In der landläufigen Vorstellung wimmelt es im Regenwald vor Leben, so dass man auch ständig irgendwelche Tiere zu Gesicht bekommt. In der Realität wirkt der Wald, vor allem wenn die Sonne hoch am Himmel steht, relativ leblos.
Wir haben das Gefühl, heute schon etwas leichter voranzukommen, da wir das meiste Wasser getrunken haben, wiegen unsere Rucksäcke auch nicht mehr ganz so viel...
Einige Zeit vor Los Fierros öffnet sich der Wald und wir laufen problemlos auf einem sonnenbeschienen, grasigen Streifen bis wir gegen 14 Uhr das ehemalige Camp erreicht haben.
Los Fierros war einmal ein Touristencamp...
Dieses war einmal eine große Anlage, mit einigen Gebäuden und einer eigenen Landepiste. Allerdings scheinen schon seit etlichen Jahren keine Touristen mehr hier her zu kommen. Die Flugpiste ist völlig zugewuchert und aus den meisten Häusern dringen die zwitschernden Geräusche von Fledermäusen, auf welche auch der durchdringende Geruch ihrer Ausscheidungen hinweist...
Man muss hier gut aufpassen, denn die Wände der Gebäude beherbergen etliche Bienen- und Wespennester. Besonders eine riesige, schwarze Wespenart ist auffällig. Von diesen wahren "Kampfflugzeugen" möchte man nicht gestochen werden...
Während es sich unsere Begleiter in einem der Häuser so gut es geht bequem machen, ziehen wir es vor unser Zelt aufzuschlagen.
So idyllisch Los Fierros auch gelegen ist, sobald man sich irgendwo niederlässt, sind Massen von Ameisen und Bienen zugegen...
Los Fierros
Etwa 15 Minuten vom Camp entfernt, gibt es einen kühlen, strömenden Bach, an dem wir endlich wieder nach Herzenslust aus unseren Life Straw Filtern trinken können.
Anschließend lassen wir natürlich uns nicht die Gelegenheit nehmen, unsere Sachen und uns selbst zu waschen. Das muss aber schnell gehen, da wir nach kurzer Zeit wieder von den Bienen belagert werden, und auch unangenehme Stiche nicht ausbleiben...

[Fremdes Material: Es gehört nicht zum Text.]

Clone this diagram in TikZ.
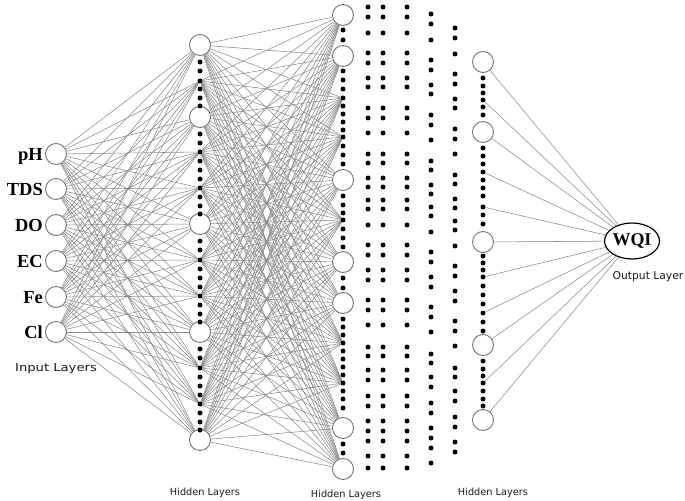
\documentclass[tikz,border=0pt]{standalone}
\usepackage{fontspec}
\setmainfont{Liberation Serif}
\newfontfamily\labelsans{DejaVu Sans}
\usetikzlibrary{shapes.geometric}
\begin{document}
\begin{tikzpicture}[x=1bp,y=-1bp,
  neuron/.style={circle,draw=black!55,line width=0.9bp,fill=white,minimum size=21bp,inner sep=0pt},
  dotnode/.style={circle,fill=black,minimum size=5bp,inner sep=0pt},
  edge/.style={draw=black!45,line width=0.55bp},
  inlabel/.style={font=\fontsize{18.5}{20}\selectfont\bfseries,anchor=base east,inner sep=0pt},
  caption/.style={font=\labelsans\fontsize{9.8}{11}\selectfont,text=black!90,inner sep=0pt}]
\useasboundingbox (0,0) rectangle (685,501);

% input layer
\foreach \n/\y/\t in {1/154/pH,2/189/TDS,3/225/DO,4/261/EC,5/297/Fe,6/332/Cl}{
  \node[neuron] (i\n) at (56,\y) {};
  \node[inlabel] (li\n) at (43,\y+6.5) {\t};
}

% hidden layer 1 (x=200)
\foreach \k/\y in {1/45,3/117,6/224,9/332,12/440}{\node[neuron] (a\k) at (200,\y) {};}
\foreach \k/\y in {2/81,4/152,5/188,7/260,8/296,10/368,11/404}{\node[dotnode] (a\k) at (200,\y) {};}
\foreach \y in {62,71,89,98,106,134,143,161,170,179,197,206,214,241,250,269,278,287,305,314,322,349,358,377,386,395,413,422,430}{
  \fill (200,\y) circle (2.5);}

% hidden layer 2 (x=343)
\foreach \k/\y in {1/15,2/56,5/180,7/262,8/303,11/428,12/469}{\node[neuron] (b\k) at (343,\y) {};}
\foreach \k/\y in {3/98,4/137,6/220,9/343,10/383}{\node[dotnode] (b\k) at (343,\y) {};}
\foreach \y in {30,40,71,80,89,106,114,122,130,146,155,164,196,205,213,229,238,247,278,288,319,327,335,351,359,367,375,391,399,408,444,453}{
  \fill (343,\y) circle (2.5);}

% hidden layer 3 (x=483)
\foreach \k/\y in {1/62,3/132,6/242,9/345,11/420}{\node[neuron] (c\k) at (483,\y) {};}
\foreach \k/\y in {2/100,4/172,5/207,7/277,8/313,10/383}{\node[dotnode] (c\k) at (483,\y) {};}
\foreach \y in {78,86,93,107,115,148,156,164,180,188,196,215,224,256,263,270,286,295,304,322,331,361,369,376,391,399,406}{
  \fill (483,\y) circle (2.5);}

% output
\node[ellipse,draw=black,line width=1.2bp,fill=white,minimum width=46bp,minimum height=36bp,inner sep=0pt,
  font=\fontsize{18}{20}\selectfont\bfseries] (wqi) at (632,241) {WQI};

% connectors
\foreach \i in {1,...,6}{\foreach \k in {1,...,12}{\draw[edge] (i\i) -- (a\k);}}
\foreach \k in {1,...,12}{\foreach \m in {1,...,12}{\draw[edge] (a\k) -- (b\m);}}
\foreach \k in {1,...,11}{\draw[edge] (c\k) -- (wqi);}

% intermediate dotted columns
\foreach \y in {7,17,33,53,63,78,87,108,118,133,154,163,178,187,200,209,225,245,255,270,280,300,310,325,347,356,370,380,396,406,421,431,441,456,468}{
  \fill (368,\y) circle (2.5);
  \fill (383,\y) circle (2.5);
  \fill (407,\y) circle (2.5);}
\foreach \y in {7,17,33,53,63,78,87,108,118,133,154,163,178,187,200,209,225,245,255,270,280,300,310,325,347,356,370,380,396,406,421,431,441,456}{
  \fill (431,\y+7) circle (2.5);}
\foreach \y in {7,17,33,53,63,78,87,108,118,133,154,163,178,187,200,209,225,245,255,270,280,300,310,325,347,356,370,380,396,406,421,431}{
  \fill (455,\y+21) circle (2.5);}

% captions
\node[caption] (cin) at (56,369) {\scalebox{1.2}[1]{\fontsize{11}{12}\selectfont Input Layers}};
\node[caption] (ch1) at (205,493) {Hidden Layers};
\node[caption] (ch2) at (346,495) {Hidden Layers};
\node[caption] (ch3) at (493,493) {Hidden Layers};
\node[caption,font=\labelsans\fontsize{10.8}{12}\selectfont] (cout) at (648,277) {Output Layer};
\end{tikzpicture}
\end{document}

Als ich gegen Abend einen kleinen Spaziergang auf dem offenen Grasstreifen in Campnähe unternehme, höre ich Äste brechen im Wald und kurz darauf ziehen sieben Pekaris ganz in meiner Nähe vorbei!
Pekaris
Da uns der Anmarsch doch ein wenig erschöpft hat, beschließen wir einen Ruhetag einzulegen. Neben dem Relaxen, vor allem um die heiße Mittagszeit, unternehmen wir auch Spaziergänge in den Wald. Zwar beobachten wir dabei auch einige Vögel, wie die truthahngroßen, schwarzen Guane, aber vor allem kleinere Tiere wie Schmetterlinge und farbige Raupen erregen immer wieder unsere Aufmerksamkeit.